PeterisP · 2024-05-12T07:56:25

Yes, some non-linearity is important - not for Turing completeness, but because without it the consecutive layers effectively implement a single linear transformation of the same size and you're just doing useless computation.

However, the "decision point" of the ReLU (and it's everywhere-differentiable friends like leaky ReLU or ELU) provides a sufficient non-linearity - in essence, just as a sigmoid effectively results in a yes/no chooser with some stuff in the middle for training purposes, so does the ReLU "elbow point".

Sigmoid has a problem of 'vanishing gradients' in deep networks, as the sigmoid gradients of 0 - 0.25 in standard backpropagation means that a 'far away' layer will have tiny, useless gradients if there's a hundred sigmoid layers in between.

jszymborski · 2024-05-12T03:39:56

ReLU are indeed non-linear, despite the confusing name.

The nonlinearity (plus at least two layers) are required to solve nonlinear problems (like the famous XOR example).

kragen · 2024-05-12T02:01:00

neural networks aren't turing complete (they're circuits, not state machines) and relu is not just nonlinear but in fact not even differentiable at zero

KeplerBoy · 2024-05-11T19:53:39

Most activations functions are based on exponential functions.

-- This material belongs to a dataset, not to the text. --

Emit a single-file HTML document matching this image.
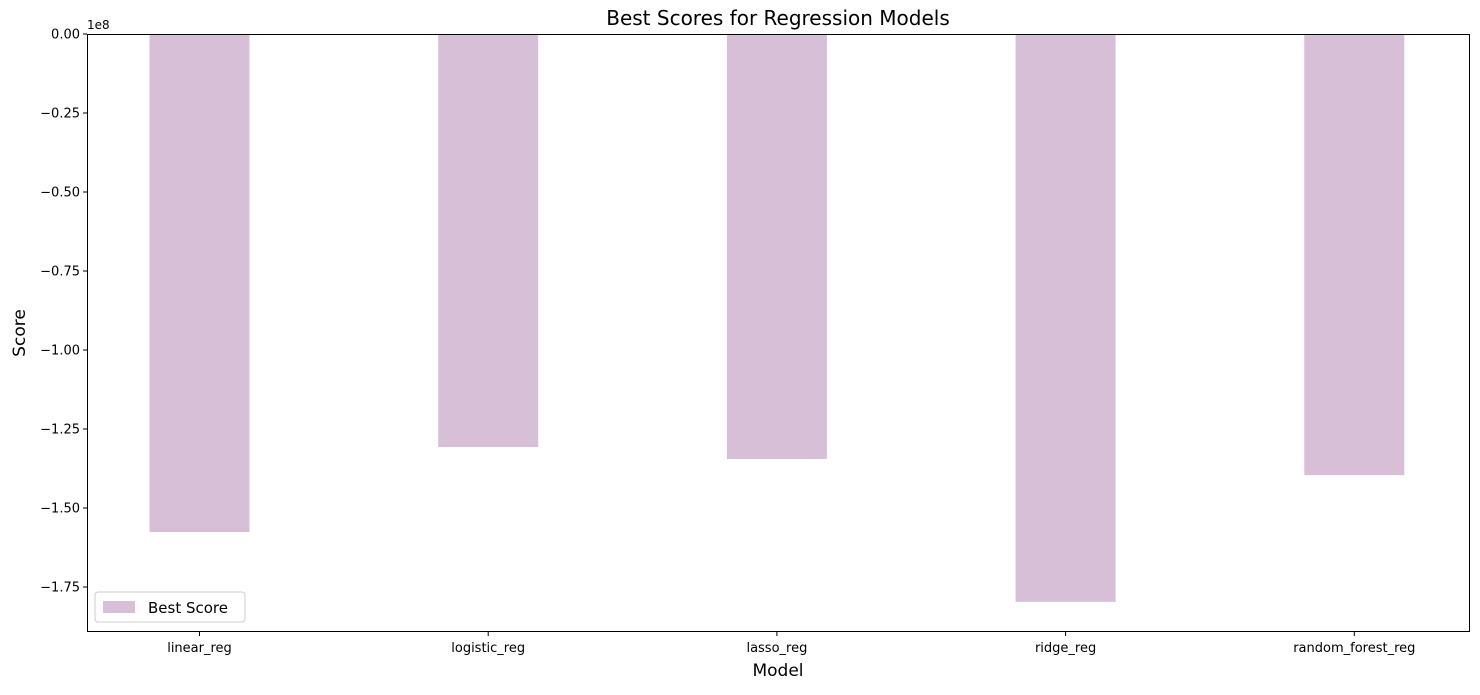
<!DOCTYPE html>
<html><head><meta charset="utf-8">
<style>
body{margin:0;background:#fff;font-family:"Liberation Sans","DejaVu Sans",sans-serif;}
svg text{font-family:"DejaVu Sans","Liberation Sans",sans-serif;}
</style></head>
<body>
<svg id="chart" width="1480" height="690" xmlns="http://www.w3.org/2000/svg">
<text x="778" y="25" font-size="20" text-anchor="middle">Best Scores for Regression Models</text>
<text transform="translate(25,333) rotate(-90)" font-size="17" text-anchor="middle">Score</text>
<text x="778" y="676" font-size="17" text-anchor="middle">Model</text>
<text x="87" y="29" font-size="12">1e8</text>
<g id="bars"></g><g id="ticks"></g>
<rect x="87.5" y="34.5" width="1382" height="597" fill="none" stroke="#000" stroke-width="1"/>
<g>
<rect x="95" y="592" width="150" height="30" rx="3" fill="#fff" stroke="#ccc"/>
<rect x="103" y="601" width="32" height="12" fill="#d8bfd8"/>
<text x="148" y="613" font-size="15">Best Score</text>
</g>
</svg>
<script>
const categories=["linear_reg","logistic_reg","lasso_reg","ridge_reg","random_forest_reg"];
const scores=[-1.576e8,-1.307e8,-1.345e8,-1.797e8,-1.396e8];
const yTicks=[0,-0.25,-0.5,-0.75,-1.0,-1.25,-1.5,-1.75];
const yTickLabels=["0.00","\u22120.25","\u22120.50","\u22120.75","\u22121.00","\u22121.25","\u22121.50","\u22121.75"];
const NS="http://www.w3.org/2000/svg";
const y=v=>34+(-v/1e8)*316;
const x=i=>199.5+i*288.7;
const bars=document.getElementById('bars'),ticks=document.getElementById('ticks');
categories.forEach((c,i)=>{
 const r=document.createElementNS(NS,'rect');
 
 
 r.setAttribute('x',x(i)-50);r.setAttribute('width',100);
 r.setAttribute('y',y(0));r.setAttribute('height',y(scores[i])-y(0));
 r.setAttribute('fill','#d8bfd8');bars.appendChild(r);
 const l=document.createElementNS(NS,'line');
 
 
 l.setAttribute('x1',x(i));l.setAttribute('x2',x(i));l.setAttribute('y1',632);l.setAttribute('y2',636);l.setAttribute('stroke','#000');ticks.appendChild(l);
 const t=document.createElementNS(NS,'text');
 
 
 t.setAttribute('x',x(i));t.setAttribute('y',652);t.setAttribute('font-size','13');t.setAttribute('text-anchor','middle');t.textContent=c;ticks.appendChild(t);
});
yTicks.forEach((v,i)=>{
 const yy=y(v*1e8);
 const l=document.createElementNS(NS,'line');
 
 
 l.setAttribute('x1',83);l.setAttribute('x2',87);l.setAttribute('y1',yy);l.setAttribute('y2',yy);l.setAttribute('stroke','#000');ticks.appendChild(l);
 const t=document.createElementNS(NS,'text');
 
 
 t.setAttribute('x',80);t.setAttribute('y',yy+4.5);t.setAttribute('font-size','13');t.setAttribute('text-anchor','end');t.textContent=yTickLabels[i];ticks.appendChild(t);
});
</script>
</body></html>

I don't immediately see how cordic would help you calculate e^(x) unless x is complex valued (which it is usually not).

adgjlsfhk1 · 2024-05-11T20:10:07

see section B of https://eprints.soton.ac.uk/267873/1/tcas1_cordic_review.pdf. Generalized cordic can compute hyperbolic trig functions which gives you exponentials. That said, it's still not useful for ML because it's pretty hard to beat polynomials and tables.

KeplerBoy · 2024-05-11T20:26:06

Interesting, thanks.

Dylan16807 · 2024-05-12T08:18:42

You just need a vague approximation. Even CORDIC is overkill.

clamp(x/2, -1, 1) is basically a sigmoid.